Звонок. Михаил Афанасьевич снимает трубку.

— Михаил Афанасьевич? Здравствуйте!

— Здравствуйте?!

— Здравствуйте! С вами Сталин говорит...

— Перестаньте шутить! (Или — «Бросьте разыгрывать!»)

— С вами Сталин говорит...

— Прекратите хулиганить, или я вынужден буду...

— С вами Сталин говорит...

Тут Михаил Афанасьевич внезапно осознает: сымитировать можно что угодно: интонацию, речевую манеру, акцент, но беспросветное, прямолинейное упрямство, вездесущий «напролом» — не сымитируешь. И он сдается в полной растерянности. А собеседник его сразу же берет быка за рога:

— Скажите, мы вам очень надоели?

— Простите, но я не...

— Хотите уехать за. границу?

— Я думаю, Иосиф Виссарионович, место русского писателя — у себя на родине, в России; во всяком случае я так это понимаю.

— Правильно понимаете... Чем могу быть вам полезен? Какие у вас проблемы?

— Да вот, сижу без работы.

— Обращались куда-нибудь?

— Обращался в МХАТ... Безуспешно...

— Обратитесь еще раз...

— Так я уже обращался...

— Обратитесь еще раз!

Реплика повторяется вновь, но лаконизма ради я больше воспроизводить ее не буду...

Через пятнадцать минут прибежали дрожащие Мхатовцы с необходимыми бумагами — Булгакову на подпись.

На этом устная новелла Елены Сергеевны заканчивалась, но при необходимости (допустим, при появлении нового собеседника) повторялась во всех деталях — словесных, интонационных, всяких. Мне могут возразить: существуют стенографические, дневниковые, магнитофонные записи рассказа. Возможно! Но мне (с учетом моего восприятия, моих вопросов, моего Я) она излагала свои воспоминания так, как я их только что воспроизвел. В манере анекдота. Энергично. С легким акцентом. С пародийным подчеркиванием повторов. А редакторам такая трактовка писательского разговора с высшей властью не понравилась.

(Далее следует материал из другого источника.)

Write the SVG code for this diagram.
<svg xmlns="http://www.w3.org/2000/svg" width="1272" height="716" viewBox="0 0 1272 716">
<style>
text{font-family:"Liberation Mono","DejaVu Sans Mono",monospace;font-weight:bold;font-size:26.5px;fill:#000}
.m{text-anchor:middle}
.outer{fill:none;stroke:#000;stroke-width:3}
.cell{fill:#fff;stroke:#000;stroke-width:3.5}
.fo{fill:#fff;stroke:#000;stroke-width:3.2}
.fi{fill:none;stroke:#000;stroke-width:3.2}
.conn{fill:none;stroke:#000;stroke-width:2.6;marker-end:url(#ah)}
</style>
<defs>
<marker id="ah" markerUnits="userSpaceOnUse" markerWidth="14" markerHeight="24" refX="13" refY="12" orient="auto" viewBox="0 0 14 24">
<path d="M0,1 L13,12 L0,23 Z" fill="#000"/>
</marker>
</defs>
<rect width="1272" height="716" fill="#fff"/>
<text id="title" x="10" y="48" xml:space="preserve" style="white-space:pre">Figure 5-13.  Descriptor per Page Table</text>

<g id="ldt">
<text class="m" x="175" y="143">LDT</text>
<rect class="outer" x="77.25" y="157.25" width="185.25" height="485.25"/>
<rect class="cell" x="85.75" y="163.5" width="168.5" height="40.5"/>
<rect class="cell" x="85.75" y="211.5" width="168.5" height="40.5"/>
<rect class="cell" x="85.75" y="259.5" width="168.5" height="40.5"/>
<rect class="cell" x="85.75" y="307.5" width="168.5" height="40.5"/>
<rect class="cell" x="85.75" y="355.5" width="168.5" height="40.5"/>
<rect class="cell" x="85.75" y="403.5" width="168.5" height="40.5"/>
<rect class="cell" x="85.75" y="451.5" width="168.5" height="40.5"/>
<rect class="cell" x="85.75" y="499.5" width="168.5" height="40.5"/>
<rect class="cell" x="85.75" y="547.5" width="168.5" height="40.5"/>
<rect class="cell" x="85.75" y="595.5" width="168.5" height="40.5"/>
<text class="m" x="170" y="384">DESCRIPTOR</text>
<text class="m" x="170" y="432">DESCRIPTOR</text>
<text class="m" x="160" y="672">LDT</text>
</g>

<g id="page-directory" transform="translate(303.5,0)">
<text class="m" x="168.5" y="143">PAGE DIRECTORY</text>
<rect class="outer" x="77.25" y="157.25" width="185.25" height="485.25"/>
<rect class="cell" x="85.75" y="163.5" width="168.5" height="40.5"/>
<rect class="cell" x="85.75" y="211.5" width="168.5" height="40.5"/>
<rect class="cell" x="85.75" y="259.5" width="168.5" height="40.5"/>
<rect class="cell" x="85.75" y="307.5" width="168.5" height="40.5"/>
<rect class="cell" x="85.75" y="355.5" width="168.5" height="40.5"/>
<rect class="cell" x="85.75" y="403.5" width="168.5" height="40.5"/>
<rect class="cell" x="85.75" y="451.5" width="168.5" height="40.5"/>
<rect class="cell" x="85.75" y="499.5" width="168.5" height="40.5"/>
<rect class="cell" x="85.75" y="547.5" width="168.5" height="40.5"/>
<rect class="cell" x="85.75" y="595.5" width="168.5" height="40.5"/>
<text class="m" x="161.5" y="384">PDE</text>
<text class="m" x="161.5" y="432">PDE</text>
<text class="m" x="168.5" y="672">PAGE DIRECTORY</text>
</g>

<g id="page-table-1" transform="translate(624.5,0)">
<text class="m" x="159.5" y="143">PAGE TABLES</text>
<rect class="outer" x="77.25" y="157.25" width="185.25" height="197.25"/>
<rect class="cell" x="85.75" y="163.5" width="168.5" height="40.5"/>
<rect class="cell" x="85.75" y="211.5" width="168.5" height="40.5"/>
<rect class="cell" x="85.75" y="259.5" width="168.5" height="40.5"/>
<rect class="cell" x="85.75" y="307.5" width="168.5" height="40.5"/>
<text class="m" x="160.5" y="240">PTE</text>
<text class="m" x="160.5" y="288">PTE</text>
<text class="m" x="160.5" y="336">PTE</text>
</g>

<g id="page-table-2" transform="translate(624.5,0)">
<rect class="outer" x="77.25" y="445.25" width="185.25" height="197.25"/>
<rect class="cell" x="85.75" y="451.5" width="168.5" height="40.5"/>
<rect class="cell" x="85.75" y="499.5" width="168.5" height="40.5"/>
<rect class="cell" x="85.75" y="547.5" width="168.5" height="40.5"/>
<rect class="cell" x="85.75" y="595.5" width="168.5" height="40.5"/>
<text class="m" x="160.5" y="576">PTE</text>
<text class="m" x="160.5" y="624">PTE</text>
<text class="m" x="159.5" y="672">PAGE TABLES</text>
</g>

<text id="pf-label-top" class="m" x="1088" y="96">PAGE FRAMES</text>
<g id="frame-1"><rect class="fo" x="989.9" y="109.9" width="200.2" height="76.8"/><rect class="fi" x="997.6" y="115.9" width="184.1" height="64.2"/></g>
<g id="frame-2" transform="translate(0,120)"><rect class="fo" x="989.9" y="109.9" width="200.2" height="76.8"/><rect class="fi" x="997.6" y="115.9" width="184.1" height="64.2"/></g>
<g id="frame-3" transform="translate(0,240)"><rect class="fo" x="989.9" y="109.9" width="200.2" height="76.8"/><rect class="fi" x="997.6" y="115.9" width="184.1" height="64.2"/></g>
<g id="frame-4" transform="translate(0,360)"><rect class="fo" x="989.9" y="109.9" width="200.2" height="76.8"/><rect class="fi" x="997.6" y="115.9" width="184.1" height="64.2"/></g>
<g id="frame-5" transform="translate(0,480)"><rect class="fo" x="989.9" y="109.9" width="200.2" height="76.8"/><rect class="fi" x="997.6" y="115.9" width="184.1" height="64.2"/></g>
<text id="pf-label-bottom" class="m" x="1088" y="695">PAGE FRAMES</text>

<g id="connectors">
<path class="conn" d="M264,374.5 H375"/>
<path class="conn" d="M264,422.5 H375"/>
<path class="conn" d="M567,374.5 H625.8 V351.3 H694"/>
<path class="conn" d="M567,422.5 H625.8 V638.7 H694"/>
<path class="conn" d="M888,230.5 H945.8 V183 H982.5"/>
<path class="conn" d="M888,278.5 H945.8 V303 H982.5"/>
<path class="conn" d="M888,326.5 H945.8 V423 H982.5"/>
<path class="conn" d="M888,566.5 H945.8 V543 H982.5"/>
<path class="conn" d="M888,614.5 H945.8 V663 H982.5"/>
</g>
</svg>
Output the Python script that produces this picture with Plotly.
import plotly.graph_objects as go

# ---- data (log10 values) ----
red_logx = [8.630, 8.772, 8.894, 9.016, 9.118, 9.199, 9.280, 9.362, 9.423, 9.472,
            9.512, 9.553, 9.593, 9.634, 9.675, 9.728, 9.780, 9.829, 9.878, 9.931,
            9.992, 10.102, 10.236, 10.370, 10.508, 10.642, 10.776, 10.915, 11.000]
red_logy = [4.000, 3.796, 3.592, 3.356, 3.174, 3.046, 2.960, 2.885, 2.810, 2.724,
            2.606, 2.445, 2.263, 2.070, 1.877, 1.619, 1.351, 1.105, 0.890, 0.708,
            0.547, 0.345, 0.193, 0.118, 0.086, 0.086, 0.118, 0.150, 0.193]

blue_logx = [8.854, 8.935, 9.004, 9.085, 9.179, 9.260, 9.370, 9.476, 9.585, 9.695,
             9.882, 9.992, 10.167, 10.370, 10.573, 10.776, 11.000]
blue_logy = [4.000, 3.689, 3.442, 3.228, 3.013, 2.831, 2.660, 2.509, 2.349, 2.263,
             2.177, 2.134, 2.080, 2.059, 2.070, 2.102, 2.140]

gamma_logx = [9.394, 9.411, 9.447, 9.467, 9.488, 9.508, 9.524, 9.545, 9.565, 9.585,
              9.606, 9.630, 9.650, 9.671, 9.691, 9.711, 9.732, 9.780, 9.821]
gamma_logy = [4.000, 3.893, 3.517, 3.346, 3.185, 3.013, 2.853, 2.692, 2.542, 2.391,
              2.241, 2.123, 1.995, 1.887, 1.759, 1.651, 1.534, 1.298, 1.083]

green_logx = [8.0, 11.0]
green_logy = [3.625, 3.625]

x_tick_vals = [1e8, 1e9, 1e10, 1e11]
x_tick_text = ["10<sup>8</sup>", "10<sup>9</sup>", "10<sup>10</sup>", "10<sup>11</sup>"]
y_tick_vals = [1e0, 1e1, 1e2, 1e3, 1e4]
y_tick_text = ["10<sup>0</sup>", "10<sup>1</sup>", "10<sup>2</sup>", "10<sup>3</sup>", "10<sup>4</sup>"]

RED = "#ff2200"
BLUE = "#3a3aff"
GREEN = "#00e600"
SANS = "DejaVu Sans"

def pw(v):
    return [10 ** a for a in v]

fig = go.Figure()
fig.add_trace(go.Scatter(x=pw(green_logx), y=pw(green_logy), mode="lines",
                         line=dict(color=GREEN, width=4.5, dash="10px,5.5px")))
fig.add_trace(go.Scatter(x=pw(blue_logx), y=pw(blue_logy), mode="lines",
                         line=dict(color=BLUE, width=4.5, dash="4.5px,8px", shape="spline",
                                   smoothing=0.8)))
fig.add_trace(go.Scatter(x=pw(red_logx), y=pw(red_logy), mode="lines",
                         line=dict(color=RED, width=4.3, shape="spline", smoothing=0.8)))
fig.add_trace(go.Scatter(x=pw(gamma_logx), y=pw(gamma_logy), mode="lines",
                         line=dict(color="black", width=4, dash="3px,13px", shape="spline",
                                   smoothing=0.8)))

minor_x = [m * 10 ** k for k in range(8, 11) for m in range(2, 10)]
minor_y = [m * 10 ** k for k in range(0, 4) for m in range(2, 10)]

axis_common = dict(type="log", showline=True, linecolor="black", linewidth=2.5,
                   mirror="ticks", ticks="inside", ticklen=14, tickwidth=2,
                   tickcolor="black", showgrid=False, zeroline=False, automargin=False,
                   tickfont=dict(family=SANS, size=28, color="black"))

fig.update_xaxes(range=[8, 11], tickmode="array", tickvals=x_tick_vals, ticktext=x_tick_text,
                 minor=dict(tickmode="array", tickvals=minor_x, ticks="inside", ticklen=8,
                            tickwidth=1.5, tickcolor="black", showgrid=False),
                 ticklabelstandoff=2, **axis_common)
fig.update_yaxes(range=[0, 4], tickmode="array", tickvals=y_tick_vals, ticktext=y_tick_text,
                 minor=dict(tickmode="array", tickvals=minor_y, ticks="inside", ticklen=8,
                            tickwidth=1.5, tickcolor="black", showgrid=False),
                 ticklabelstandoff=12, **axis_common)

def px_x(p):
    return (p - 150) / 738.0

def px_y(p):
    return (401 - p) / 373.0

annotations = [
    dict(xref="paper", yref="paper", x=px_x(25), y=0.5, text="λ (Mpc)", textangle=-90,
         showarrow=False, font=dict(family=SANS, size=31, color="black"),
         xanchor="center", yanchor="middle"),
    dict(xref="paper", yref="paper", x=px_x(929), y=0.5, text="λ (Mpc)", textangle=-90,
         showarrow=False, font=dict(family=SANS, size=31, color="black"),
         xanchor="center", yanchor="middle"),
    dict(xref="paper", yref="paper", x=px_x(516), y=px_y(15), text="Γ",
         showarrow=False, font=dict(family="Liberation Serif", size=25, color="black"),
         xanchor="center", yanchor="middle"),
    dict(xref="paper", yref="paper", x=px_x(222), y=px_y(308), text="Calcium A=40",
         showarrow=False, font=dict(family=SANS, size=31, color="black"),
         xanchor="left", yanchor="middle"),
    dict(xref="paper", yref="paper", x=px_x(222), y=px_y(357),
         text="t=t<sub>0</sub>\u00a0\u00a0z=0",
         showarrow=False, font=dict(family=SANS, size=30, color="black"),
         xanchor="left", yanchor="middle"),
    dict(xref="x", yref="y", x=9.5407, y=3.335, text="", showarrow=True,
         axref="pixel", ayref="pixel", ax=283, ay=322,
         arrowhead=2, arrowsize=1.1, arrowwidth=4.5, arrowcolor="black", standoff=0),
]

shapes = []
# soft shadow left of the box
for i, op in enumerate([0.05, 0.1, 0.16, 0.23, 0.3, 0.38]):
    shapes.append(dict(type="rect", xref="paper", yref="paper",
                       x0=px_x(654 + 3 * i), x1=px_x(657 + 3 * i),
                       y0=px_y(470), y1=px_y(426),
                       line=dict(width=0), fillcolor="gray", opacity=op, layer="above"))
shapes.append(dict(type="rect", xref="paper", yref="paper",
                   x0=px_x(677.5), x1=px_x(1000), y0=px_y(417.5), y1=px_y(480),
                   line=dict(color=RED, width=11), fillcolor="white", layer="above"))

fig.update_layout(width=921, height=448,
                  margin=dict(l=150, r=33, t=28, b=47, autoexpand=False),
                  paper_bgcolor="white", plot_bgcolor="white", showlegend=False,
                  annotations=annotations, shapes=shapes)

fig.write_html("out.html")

Вообще же, что с телефонного разговора возьмешь? А вдруг телефон испорчен, телефон искажает, телефон домысливает. Впрочем, широко говоря, всякие воспоминания — испорченный телефон. Особенно — устные. Особенно — интервью. Нужен незаурядный талант, чтобы вернуть их в лоно правды. Л. Паршин, кажется, этим талантом обладает.